Davy Jones, Monkees’ Heartthrob, Dies at 66

Davy Jones, the pint-size singer for the Monkees perhaps best known for singing “Daydream Believer,” died of a heart attack on Wednesday in at his home in Indiantown, Fla., according to the local medical examiner’s officer there and a spokeswoman for the singer. He was 66 years old.

Mr. Jones, a former jockey and stage actor, was a key member of the first and arguably the best of the pop groups created for television to capitalize on the success of the Beatles. Though they were not taken seriously at first, the Monkees made some exceptionally good pop records, thanks in large part to the songwriting of professional songwriters like Neil Diamond and Tommy Boyce.

Mr. Jones was born on Dec. 20, 1945, in Manchester, England, the son of a railway fitter and a homemaker. He dropped out of school after his mother’s death from emphysema in 1960 and began a career as a jockey, but later quit to pursue acting, appearing in television shows like “Coronation Street” and “June Evening.” He landed a contract with Colpix Records after he appeared in the musical “Oliver!” and performed on “The Ed Sullivan Show.” He was 20 when his first album, “David Jones,” came out.
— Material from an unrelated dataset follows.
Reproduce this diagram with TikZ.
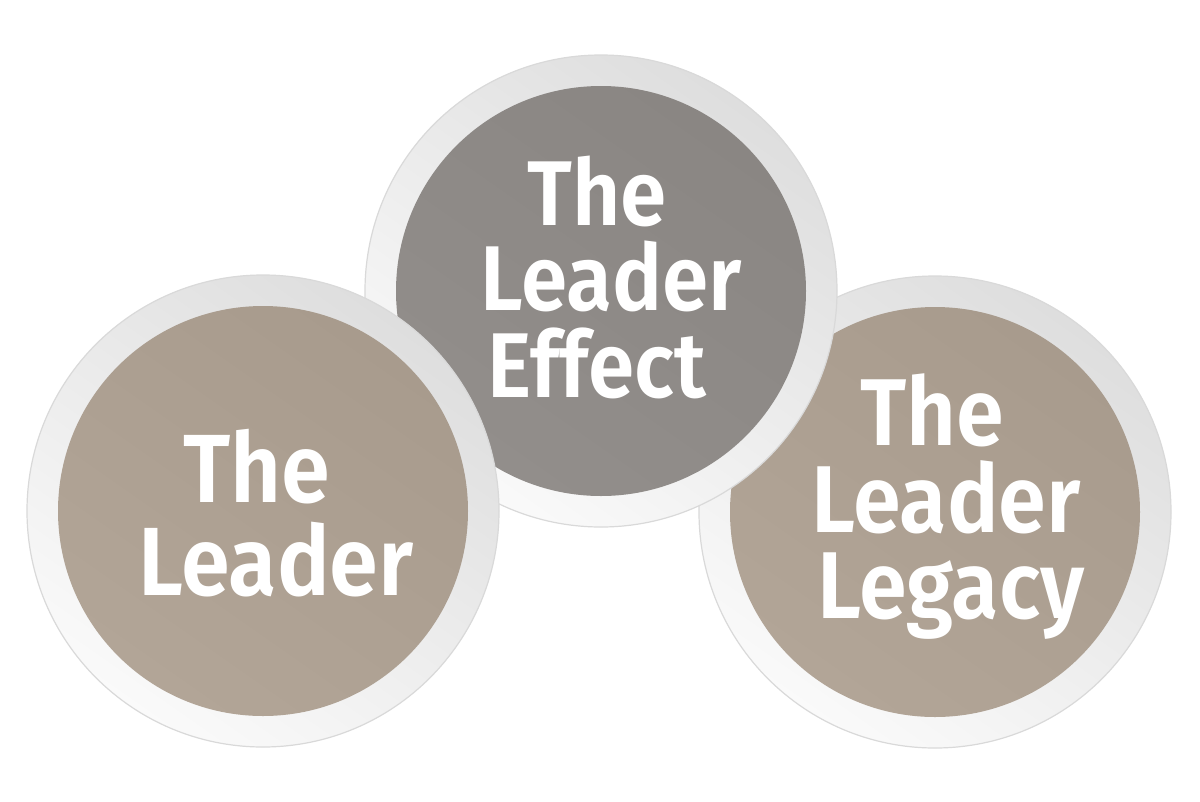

In 1965, he auditioned for the TV comedy series dreamed up by Columbia Pictures executives who were inspired by the Beatles film “A Hard Day’s Night” and landed the part, along with Mickey Dolenz, Michael Nesmith and Peter Tork. Though they didn’t play instruments at first, the group’s debut album the following year yielded three hit singles, among them “I’m a Believer,” “Last Train to Clarksville” and “Steppin’ Stone.” The show was broadcast until 1968.
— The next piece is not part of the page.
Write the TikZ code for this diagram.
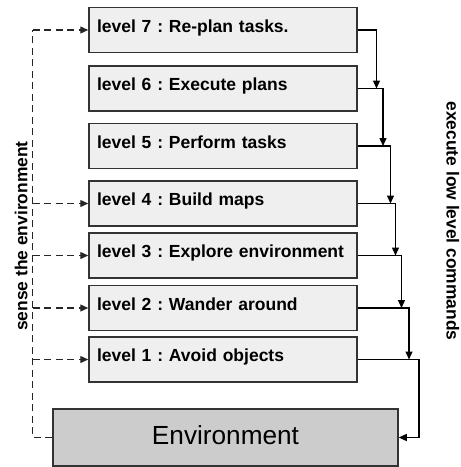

After the Monkees disbanded in the late 1960s, Mr. Jones pursued a solo career as a singer, recording the hit “Rainy Jane.” He also made a series of appearances on American television shows, among them “Love American Style.” He played himself in a widely popular Brady Bunch episode, which was shown in late 1971. In the episode, Marcia Brady, president of her school’s Davy Jones fan club, promises she could get him to sing at a school dance.
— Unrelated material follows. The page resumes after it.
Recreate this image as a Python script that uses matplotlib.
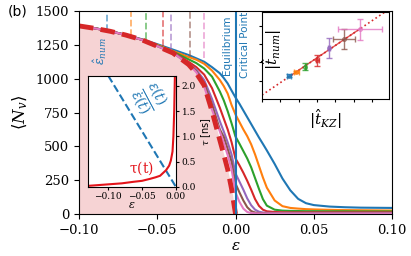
import numpy as np
import matplotlib
matplotlib.use('Agg')
import matplotlib.pyplot as plt

plt.rcParams['mathtext.fontset'] = 'dejavuserif'

# ---- data ----
eps = [-0.10, -0.09, -0.08, -0.07, -0.06, -0.05, -0.04, -0.03, -0.025, -0.02,
       -0.015, -0.01, -0.0075, -0.005, -0.0025, 0.0, 0.0025, 0.005, 0.0075,
       0.01, 0.0125, 0.015, 0.0175, 0.02, 0.025, 0.03, 0.035, 0.04, 0.045,
       0.05, 0.06, 0.07, 0.08, 0.09, 0.10]

eps_eq = [-0.10, -0.09, -0.08, -0.07, -0.06, -0.05, -0.04, -0.03, -0.025,
          -0.02, -0.015, -0.01, -0.0075, -0.005, -0.0025, 0.0]
n_eq = [1390, 1372, 1350, 1322, 1288, 1240, 1190, 1105, 1040, 950, 760,
        545, 440, 330, 185, 0]

n_blue = [1392, 1374, 1352, 1324, 1292, 1255, 1215, 1175, 1150, 1125, 1085,
          1040, 1005, 965, 912, 861, 815, 765, 715, 665, 615, 565, 518, 470,
          370, 262, 175, 112, 80, 66, 55, 50, 47, 46, 45]
n_orange = [1391, 1373, 1351, 1322, 1289, 1250, 1205, 1160, 1140, 1110, 1060,
            990, 945, 890, 805, 735, 680, 625, 575, 515, 440, 355, 270, 195,
            100, 58, 45, 40, 36, 34, 31, 29, 28, 27, 26]
n_green = [1391, 1373, 1351, 1322, 1289, 1245, 1200, 1143, 1115, 1075, 1015,
           905, 840, 760, 670, 572, 520, 465, 410, 345, 265, 185, 110, 62,
           32, 25, 23, 22, 21, 21, 20, 20, 19, 19, 19]
n_red = [1391, 1372, 1351, 1322, 1288, 1243, 1195, 1125, 1085, 1030, 930,
         785, 705, 625, 530, 410, 360, 305, 245, 180, 110, 60, 32, 20, 15,
         13, 12, 12, 12, 12, 12, 12, 12, 12, 12]
n_purple = [1391, 1372, 1351, 1322, 1288, 1242, 1193, 1115, 1065, 990, 850,
            685, 610, 530, 440, 300, 240, 180, 115, 65, 32, 17, 11, 9, 8, 8,
            8, 8, 8, 8, 8, 8, 8, 8, 8]
n_brown = [1391, 1372, 1351, 1322, 1288, 1241, 1192, 1110, 1055, 965, 810,
           625, 570, 480, 385, 225, 160, 100, 50, 22, 11, 7, 6, 6, 6, 6, 6,
           6, 6, 6, 6, 6, 6, 6, 6]
n_pink = [1391, 1372, 1351, 1322, 1288, 1241, 1191, 1107, 1047, 940, 770,
          610, 525, 435, 330, 160, 90, 40, 15, 7, 5, 4, 4, 4, 4, 4, 4, 4, 4,
          4, 4, 4, 4, 4, 4]
curves = [n_blue, n_orange, n_green, n_red, n_purple, n_brown, n_pink]
colors = ['tab:blue', 'tab:orange', 'tab:green', 'tab:red', 'tab:purple',
          'tab:brown', 'tab:pink']

eps_hat = [-0.082, -0.0666, -0.0574, -0.0465, -0.0412, -0.0289, -0.0203]
n_hat = [1355, 1315, 1290, 1240, 1215, 1160, 1150]

# left inset: relaxation time and eps/epsdot
eps_tau = [-0.13, -0.10, -0.08, -0.063, -0.05, -0.038, -0.03, -0.0234,
           -0.0146, -0.01, -0.0075, -0.005, -0.0037, -0.0025, -0.0015]
tau = [0.02, 0.05, 0.07, 0.10, 0.12, 0.16, 0.19, 0.22, 0.33, 0.42, 0.52,
       0.70, 1.0, 1.5, 2.2]
eps_ratio = [-0.10, 0.0]
ratio = [2.2, 0.0]

# right inset: t_num vs t_KZ
t_kz = [1.47, 1.88, 2.37, 3.02, 3.66, 4.47, 5.33]
t_num = [1.27, 1.49, 1.76, 2.13, 2.77, 3.26, 3.80]
t_kz_err = [0.1, 0.15, 0.05, 0.1, 0.05, 0.6, 1.2]
t_num_err = [0.08, 0.05, 0.2, 0.3, 0.55, 0.55, 0.55]
fit_x = [0.0, 7.0]
fit_y = [0.22, 4.95]
fit_x_solid = [1.4, 5.4]
fit_y_solid = [1.17, 3.87]

fig = plt.figure(figsize=(4.11, 2.56), dpi=100)
ax = fig.add_axes([0.192, 0.164, 0.762, 0.793])

ax.fill_between(eps_eq, n_eq, 0, color='tab:red', alpha=0.2, lw=0)
for n, c in zip(curves, colors):
    ax.plot(eps, n, color=c, lw=1.5)
for e, nh, c in zip(eps_hat, n_hat, colors):
    ax.vlines(e, nh, 1500, colors=c, linestyles='--', lw=1.3, alpha=0.6)
ax.plot(eps_eq, n_eq, color='tab:red', lw=3.5, ls='--', dashes=(3, 1.5))
ax.axvline(0, color='tab:blue', lw=1.5)

ax.text(-0.0865, 1205, r'$\hat{\epsilon}_{num}$', color='tab:blue',
        rotation=90, ha='center', va='center', fontsize=9)
ax.text(-0.0055, 1250, 'Equilibrium', color='tab:blue', rotation=90,
        ha='center', va='center', fontsize=7.5)
ax.text(0.0062, 1250, 'Critical Point', color='tab:blue', rotation=90,
        ha='center', va='center', fontsize=7.5)

ax.set_xlim(-0.1, 0.1)
ax.set_ylim(0, 1500)
ax.set_xticks([-0.10, -0.05, 0.0, 0.05, 0.10])
ax.set_xticklabels(['\u22120.10', '\u22120.05', '0.00', '0.05', '0.10'])
ax.set_yticks([0, 250, 500, 750, 1000, 1250, 1500])
for lab in ax.get_xticklabels() + ax.get_yticklabels():
    lab.set_fontfamily('DejaVu Serif')
    lab.set_fontsize(9.5)
ax.set_xlabel(r'$\epsilon$', fontsize=11, labelpad=1)
ax.set_ylabel(r'$\langle N_v \rangle$', fontsize=12, labelpad=4)
fig.text(0.02, 0.955, '(b)', fontsize=10, va='center')

# left inset
ax1 = fig.add_axes([0.214, 0.270, 0.214, 0.434])
ax1.plot(eps_ratio, ratio, color='tab:blue', ls='--', lw=1.5)
ax1.plot(eps_tau, tau, color='#e3141b', lw=1.5)
ax1.set_xlim(-0.13, 0)
ax1.set_ylim(0, 2.2)
ax1.yaxis.tick_right()
ax1.yaxis.set_label_position('right')
ax1.set_xticks([-0.10, -0.05, 0.0])
ax1.set_xticklabels(['\u22120.10', '\u22120.05', '0.00'])
ax1.set_yticks([0.0, 0.5, 1.0, 1.5, 2.0])
ax1.set_yticklabels(['0.0', '0.5', '1.0', '1.5', '2.0'])
ax1.tick_params(labelsize=6.5, length=2.5, pad=1.5)
for lab in ax1.get_xticklabels() + ax1.get_yticklabels():
    lab.set_fontfamily('DejaVu Serif')
ax1.set_xlabel(r'$\epsilon$', fontsize=8, labelpad=-1)
ax1.set_ylabel(r'$\tau$ [ns]', fontsize=7, labelpad=2)
ax1.text(-0.0516, 0.38, r'$\mathrm{\tau(t)}$', color='#e3141b', fontsize=10,
         ha='center', va='center')
ax1.text(-0.042, 1.75, r'$\frac{\epsilon(t)}{\dot{\epsilon}(t)}$',
         color='tab:blue', fontsize=14, rotation=-62, ha='center',
         va='center')

# right inset
ax2 = fig.add_axes([0.6375, 0.613, 0.309, 0.340])
ax2.plot(fit_x, fit_y, color='tab:red', ls=':', lw=1.2)
ax2.plot(fit_x_solid, fit_y_solid, color='tab:red', lw=1.0, alpha=0.8)
for i in range(len(t_kz)):
    ax2.errorbar(t_kz[i], t_num[i], xerr=t_kz_err[i], yerr=t_num_err[i],
                 color=colors[i], marker='o', ms=2.5, mfc='none', capsize=2,
                 lw=1, alpha=0.8)
ax2.set_xlim(0, 6.93)
ax2.set_ylim(0, 4.75)
ax2.set_xticks([0, 1, 2, 3, 4, 5, 6])
ax2.set_yticks([1, 2, 3, 4])
ax2.tick_params(labelbottom=False, labelleft=False, length=2.5)
ax2.set_xlabel(r'$|\hat{t}_{KZ}|$', fontsize=11, labelpad=3)
ax2.set_ylabel(r'$|\hat{t}_{num}|$', fontsize=11)
ax2.yaxis.set_label_coords(0.17, 0.57)

fig.savefig('out.png', dpi=100)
By the mid-1980s, Mr. Jones teamed up with Mr. Tork, Mr. Dolenz and the promoter David Fishof for a reunion tour. Their popularity prompted MTV to rebroadcast The Monkees series, introducing the group to a new audience. In 1987, three of the Monkees (excluding Michael Nesmith) recorded a new album, “Pool It.” Two years later, the group received a star on the Hollywood Walk of Fame. In the late 1990s, the group filmed a special called “Hey, Hey, It’s the Monkees.” He is survived by his wife, Jessica.